Arbitration is often favored for its confidentiality, speed, and flexibility in selecting arbitrators with industry knowledge, which can be valuable for complex commercial disputes arising from joint ventures. Arbitration awards are generally final and enforceable, reducing prolonged litigation exposure and public disclosure of sensitive business information. However, arbitration may limit appeal options and can be costly if not structured carefully. Choosing arbitration should weigh the benefits of privacy and efficiency against potential limitations on discovery and appellate relief, and the agreement should specify governing rules, seat, and the scope of arbitrability.
Lenders and investors may require covenants, governance rights, or approval of material transactions to protect their financial interests, which can affect structuring and governance terms. Financing arrangements may impose restrictions on distributions, transfers of interests, or additional indebtedness, and should be coordinated with joint venture documentation to avoid conflicts. To manage these influences, negotiate integrated provisions that align investor protections with partner governance, and include notice and consent processes for financing events. Early coordination with lenders and investors ensures that funding terms and governance structures are consistent and enforceable under applicable law.

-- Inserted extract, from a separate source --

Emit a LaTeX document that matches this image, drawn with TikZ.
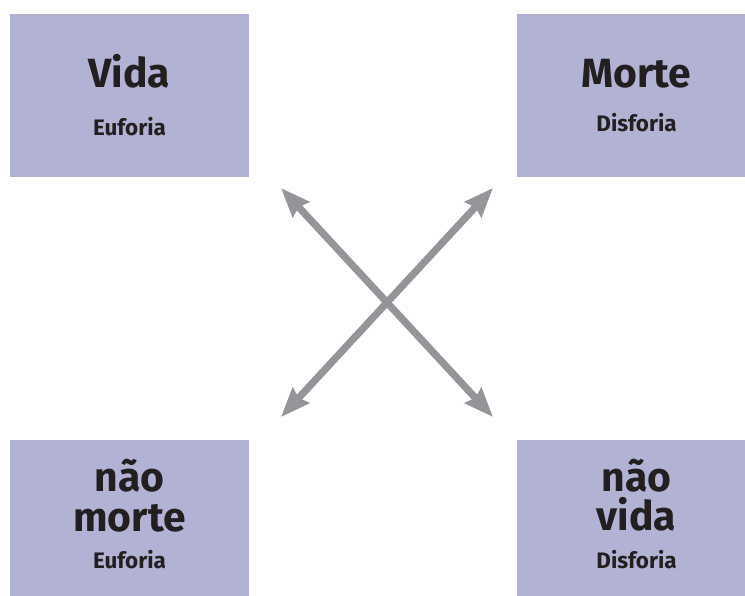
\documentclass[tikz,border=0pt]{standalone}
\usepackage{fontspec}
\setmainfont{Fira Sans}
\usepackage{tikz}
\usetikzlibrary{arrows.meta,positioning}
\definecolor{SqFill}{HTML}{B1B2D4}
\definecolor{SqInk}{HTML}{231F20}
\definecolor{SqArrow}{HTML}{939598}
\tikzset{
  quad/.style={rectangle,fill=SqFill,minimum width=239bp,minimum height=162bp,inner sep=0pt},
  term/.style={anchor=base,inner sep=0pt,text=SqInk,font=\bfseries\fontsize{41}{41}\selectfont},
  mood/.style={anchor=base,inner sep=0pt,text=SqInk,font=\bfseries\fontsize{22.5}{22.5}\selectfont},
  relation/.style={<->,line width=7.2bp,SqArrow}
}

\begin{document}
\begin{tikzpicture}[>={Stealth[length=29bp,width=22bp,inset=3bp]},x=1bp,y=-1bp]
  \useasboundingbox (0,0) rectangle (745,596);
  \clip (0,0) rectangle (745,596);
  \foreach \nm/\x/\y in {vida/129.5/95.5,morte/636.5/95.5,naomorte/129.5/521,naovida/636.5/521}
    \node[quad] (\nm) at (\x,\y) {};
  \node[term] (vidaT) at (129.5,88) {Vida};
  \node[mood] (vidaS) at (129.5,136) {Euforia};
  \node[term] (morteT) at (636.5,88) {Morte};
  \node[mood] (morteS) at (636.5,132) {Disforia};
  \node[term] (naomorteA) at (129.5,491) {não};
  \node[term] (naomorteB) at (129.5,531) {morte};
  \node[mood] (naomorteS) at (129.5,568) {Euforia};
  \node[term] (naovidaA) at (636.5,491) {não};
  \node[term] (naovidaB) at (636.5,530) {vida};
  \node[mood] (naovidaS) at (636.5,568) {Disforia};
  \coordinate (tipNW) at (281,188);
  \coordinate (tipSE) at (493,417);
  \coordinate (tipNE) at (493,188);
  \coordinate (tipSW) at (281,417);
  \draw[relation] (tipNW) -- (tipSE);
  \draw[relation] (tipNE) -- (tipSW);
\end{tikzpicture}
\end{document}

The timeline for negotiating and finalizing a joint venture agreement varies with complexity, number of parties, regulatory filings, and due diligence findings. For a mid-sized commercial project, negotiations and drafting typically take several weeks to a few months, but can extend longer if significant regulatory reviews, financing arrangements, or complex IP issues are involved. Proactive preparation, clear objectives, and early alignment on key commercial terms accelerate the process. Engaging counsel early to manage due diligence, prepare draft documents, and coordinate stakeholders helps reduce delays and keeps the transaction on a predictable schedule.